Как-то месье Женевре, к которому мы пришли купить цветы, сказал, что нас хочет видеть баронесса Пьерло. Если мы сможем пересечь долину и приехать к ней в Беон, он приедет к ней в шато на велосипеде и там присоединится к нам. Так мы все и поступили. Баронесса стала нашим хорошим другом. В 1870 году отец мадам Пьерло оставил свой дом и приехал в Беон из Лиона, чтобы избежать ужасов войны. Ее третий сын погиб во время Первой мировой войны. Оба ее мужа умерли. Первый муж, армейский человек, был военным атташе в Швейцарии и Риме, второй — наполеоновский барон, унаследовавший существенное богатство, был директором музея в Крейле. Она помнила все. Гертруда часто повторяла: «Ее память может сравниться с моей». Ей было что помнить!

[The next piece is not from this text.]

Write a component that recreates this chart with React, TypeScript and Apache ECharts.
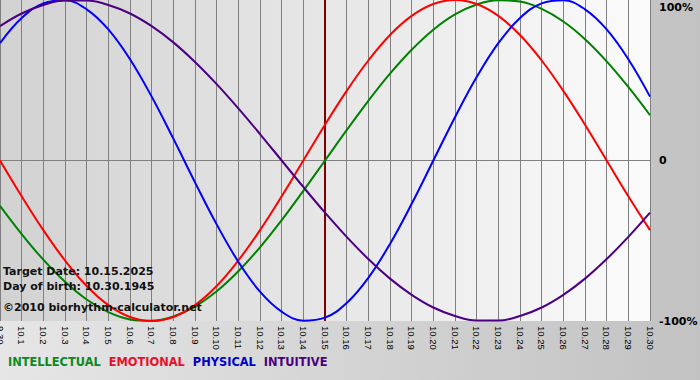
import React, { useEffect, useRef } from "react";
import * as echarts from "echarts";

const days: string[] = [
  "9.30", "10.1", "10.2", "10.3", "10.4", "10.5", "10.6", "10.7", "10.8", "10.9", "10.10",
  "10.11", "10.12", "10.13", "10.14", "10.15", "10.16", "10.17", "10.18", "10.19", "10.20",
  "10.21", "10.22", "10.23", "10.24", "10.25", "10.26", "10.27", "10.28", "10.29", "10.30",
];

const intellectual: number[] = [
  -0.282, -0.458, -0.618, -0.756, -0.866, -0.945, -0.99, -0.999, -0.972, -0.91, -0.815,
  -0.69, -0.541, -0.372, -0.189, 0, 0.189, 0.372, 0.541, 0.69, 0.815,
  0.91, 0.972, 0.999, 0.99, 0.945, 0.866, 0.756, 0.618, 0.458, 0.282,
];

const emotional: number[] = [
  0, -0.223, -0.434, -0.623, -0.782, -0.901, -0.975, -1, -0.975, -0.901, -0.782,
  -0.623, -0.434, -0.223, 0, 0.223, 0.434, 0.623, 0.782, 0.901, 0.975,
  1, 0.975, 0.901, 0.782, 0.623, 0.434, 0.223, 0, -0.223, -0.434,
];

const physical: number[] = [
  0.731, 0.888, 0.979, 0.998, 0.942, 0.817, 0.631, 0.398, 0.136, -0.136, -0.398,
  -0.631, -0.817, -0.942, -0.998, -0.979, -0.888, -0.731, -0.52, -0.27, 0,
  0.27, 0.52, 0.731, 0.888, 0.979, 0.998, 0.942, 0.817, 0.631, 0.398,
];

const intuitive: number[] = [
  0.837, 0.916, 0.969, 0.997, 0.997, 0.969, 0.916, 0.837, 0.736, 0.614, 0.476,
  0.325, 0.165, 0, -0.165, -0.325, -0.476, -0.614, -0.736, -0.837, -0.916,
  -0.969, -0.997, -0.997, -0.969, -0.916, -0.837, -0.736, -0.614, -0.476, -0.325,
];

const seriesNames: string[] = ["INTELLECTUAL", "EMOTIONAL", "PHYSICAL", "INTUITIVE"];
const seriesColors: string[] = ["#008000", "#ff0000", "#0000ff", "#4b0082"];
const legendColors: string[] = ["#0a8a1e", "#e8102a", "#0000cc", "#4b0082"];
const targetDay = "10.15";
const infoLines: string[] = ["Target Date: 10.15.2025", "Day of birth: 10.30.1945", "\u00a92010 biorhythm-calculator.net"];

const FONT = "DejaVu Sans";

export default function App() {
  const ref = useRef<HTMLDivElement>(null);
  useEffect(() => {
    if (!ref.current) return;
    const chart = echarts.init(ref.current, undefined, { renderer: "svg" });
    const dataSets = [intellectual, emotional, physical, intuitive];
    const series: any[] = seriesNames.map((name, i) => ({
      name,
      type: "line",
      data: dataSets[i],
      smooth: 0.4,
      symbol: "none",
      lineStyle: { color: seriesColors[i], width: 2 },
      itemStyle: { color: seriesColors[i] },
      z: 3,
    }));
    series[0].markLine = {
      silent: true,
      symbol: "none",
      label: { show: false },
      lineStyle: { color: "#800000", width: 2, type: "solid" },
      data: [{ xAxis: targetDay }],
      z: 2,
    };
    chart.setOption({
      animation: false,
      backgroundColor: new echarts.graphic.LinearGradient(0, 0, 1, 0, [
        { offset: 0, color: "#e6e6e6" },
        { offset: 1, color: "#c2c2c2" },
      ]),
      grid: {
        left: 0,
        right: 50,
        top: 0,
        bottom: 59,
        show: true,
        borderWidth: 0,
        containLabel: false,
        outerBoundsMode: "none",
        backgroundColor: new echarts.graphic.LinearGradient(0, 0, 1, 0, [
          { offset: 0, color: "#d2d2d2" },
          { offset: 1, color: "#fbfbfb" },
        ]),
      },
      legend: {
        left: -2,
        top: 351,
        icon: "none",
        itemWidth: 0,
        itemHeight: 10,
        itemGap: 3,
        selectedMode: false,
        data: seriesNames.map((n, i) => ({
          name: n,
          textStyle: { color: legendColors[i], fontFamily: FONT, fontWeight: "bold", fontSize: 11.4 },
        })),
        textStyle: { fontFamily: FONT, fontWeight: "bold", fontSize: 11.4 },
      },
      xAxis: {
        type: "category",
        boundaryGap: false,
        data: days,
        axisLine: { show: false },
        axisTick: { show: true, length: 4, lineStyle: { color: "#808080", width: 1 } },
        splitLine: { show: true, lineStyle: { color: "#808080", width: 1 } },
        axisLabel: {
          interval: 0,
          rotate: -90,
          margin: 5,
          fontFamily: "Liberation Sans",
          fontSize: 9.5,
          color: "#000",
        },
      },
      yAxis: {
        type: "value",
        position: "right",
        min: -1,
        max: 1,
        interval: 1,
        axisLine: { show: false },
        axisTick: { show: false },
        splitLine: {
          show: true,
          lineStyle: { color: ["rgba(0,0,0,0)", "#808080", "rgba(0,0,0,0)"], width: 1 },
        },
        axisLabel: {
          margin: 9,
          fontFamily: FONT,
          fontWeight: "bold",
          fontSize: 11,
          color: "#000",
          formatter: (v: number) => (v === 1 ? "{t|100%}" : v === 0 ? "0" : "-100%"),
          rich: {
            t: { fontFamily: FONT, fontWeight: "bold", fontSize: 11, color: "#000", padding: [14, 0, 0, 0] },
          },
        },
      },
      graphic: infoLines.map((txt, i) => ({
        type: "text",
        left: 3,
        top: [266, 281, 302][i],
        z: 10,
        style: { text: txt, fill: "#111", font: `bold 11px '${FONT}'` },
      })),
      series,
    });
    return () => chart.dispose();
  }, []);
  return <div ref={ref} style={{ position: "fixed", left: 0, top: 0, width: 700, height: 380 }} />;
}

Около шато в Беоне находился дом XVII века, прозванный Сейе — винный погреб, где приготовляли вино. Мадам Пьерло предложила Гертруде устроиться там и работать хоть полдня, хоть весь день — спокойно и никто не потревожит.
Несколько лет мы проводили летнее время в Белле, пока нам не попался на глаза дом в Билиньине. До сих пор мы не могли найти ничего подходящего, но однажды, находясь в долине и подняв глаза вверх, мы увидели желанный дом. Гертруда сказала: «Мы едем туда, ты пойдешь и скажешь, что мы хотим занять этот дом». Я возразила: «Но может он не сдается». Она сказала: «Занавески шевелятся». «Что ж, — ответила я, — это доказывает, что там живут».